The Silver Bullet was an independent live music venue in Finsbury Park, London, regularly hosting live music and DJ acts until it closed in June 2016.

== 1930s to 2010 ==

The Silver Bullet pub opened opposite Finsbury Park station in the 1930s and took its name from the Silver Bullet train that used to pass through the station. The pub name was changed to The Gaslight, but it reverted to its original name The Silver Bullet in May 2010 when it was converted into a live music venue.

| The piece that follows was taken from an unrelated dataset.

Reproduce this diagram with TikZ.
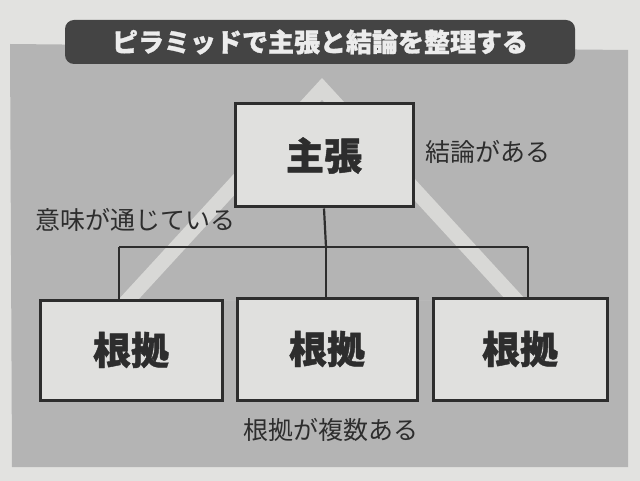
\documentclass[tikz,border=0pt]{standalone}
\usepackage{fontspec}
\newfontfamily\jp[BoldFeatures={FakeBold=1.2}]{Noto Sans CJK JP}
\definecolor{pagebg}{RGB}{226,226,224}
\definecolor{panel}{RGB}{180,180,180}
\definecolor{stripe}{RGB}{216,216,214}
\definecolor{boxfill}{RGB}{224,224,222}
\definecolor{ink}{RGB}{45,45,45}
\definecolor{barfill}{RGB}{68,68,68}
\definecolor{bartext}{RGB}{236,236,236}
\tikzset{
  box/.style={draw=ink, line width=3pt, fill=boxfill, inner sep=0pt, text=ink, font=\jp\bfseries\fontsize{38}{40}\selectfont},
  label/.style={text=ink, inner sep=0pt, font=\jp\fontsize{25}{27}\selectfont},
  tree/.style={draw=ink, line width=2.2pt},
  titlebar/.style={fill=barfill, rounded corners=9pt, minimum width=510pt, minimum height=44pt, inner sep=0pt, text=bartext, font=\jp\bfseries\fontsize{26}{28}\selectfont}
}
\begin{document}
\begin{tikzpicture}[x=1pt,y=-1pt]
\useasboundingbox (0,0) rectangle (640,481);
\fill[pagebg] (0,0) rectangle (640,481);
\fill[panel] (10,44) -- (628,50) -- (628,467) -- (12,467) -- cycle;
\begin{scope}
  \clip (0,0) rectangle (640,300);
  \fill[stripe, even odd rule] (322,78) -- (118,300) -- (526,300) -- cycle
    (322,99.7) -- (138,300) -- (506,300) -- cycle;
\end{scope}
\node[titlebar] (title) at (320,42) {ピラミッドで主張と結論を整理する};
\node[box, minimum width=178pt, minimum height=103pt] (main) at (324,155.5) {主張};
\node[box, minimum width=182pt, minimum height=100pt] (left) at (131,350) {根拠};
\node[box, minimum width=180pt, minimum height=102pt] (mid) at (327,349) {根拠};
\node[box, minimum width=174pt, minimum height=102pt] (right) at (520,349) {根拠};
\coordinate (j) at (326,247);
\coordinate (bl) at (119,247);
\coordinate (br) at (528,247);
\draw[tree] (main.south) -- (j);
\draw[tree] (bl) -- (br);
\draw[tree] (bl) -- (bl |- left.north);
\draw[tree] (j) -- (j |- mid.north);
\draw[tree] (br) -- (br |- right.north);
\node[label] (l1) at (488,152) {結論がある};
\node[label] (l2) at (135,220) {意味が通じている};
\node[label] (l3) at (331,430) {根拠が複数ある};
\end{tikzpicture}
\end{document}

== 2010 - pop-up live music venue ==

The Gaslight was taken over by new owners in February 2010. After closing for refurbishments it re-opened on 27 May 2010 as a pop-up live music venue called The Silver Bullet, as the new owners were only granted a one-year lease. During its pop-up phase there were live performances from the Cuban Brothers, Totally Enormous Extinct Dinosaurs, Puressence and Slow Club and DJ sets from The Maccabees, Eddy Temple-Morris, Mystery Jets and Eddie Piller. Due to popular demand in the area for such a venue, a 20-year lease extension was granted in October 2010 and the venue was able to stay open on a permanent basis.

== 2011-2016 ==

The venue hosted weekly events, Sunday to Wednesday, including a Blues Jam on Mondays and a weekly Jazz Jam hosted by Bukky Leo on Tuesdays. Featured weekend events covered diverse genres of music, including Reggae, Northern Soul, Hip hop, Grunge, House music and Electronica. During this period The Silver Bullet also hosted live performances from many acts including Laura Marling, John Newman, Electric Pyramid, Mad Professor, James Walsh, Funkdoobiest, Lords of the Underground, and Jeru The Damaja. There were also DJ Sets from Rudimental, The Herbaliser, Don Letts, Paul Hartnoll of Orbital, DJ Derek and Fabio.

The venue closed in June 2016, with the site reopening in October 2016 as Zelman Drinks.
A venue called The Night Owl was established on the premises in 2021.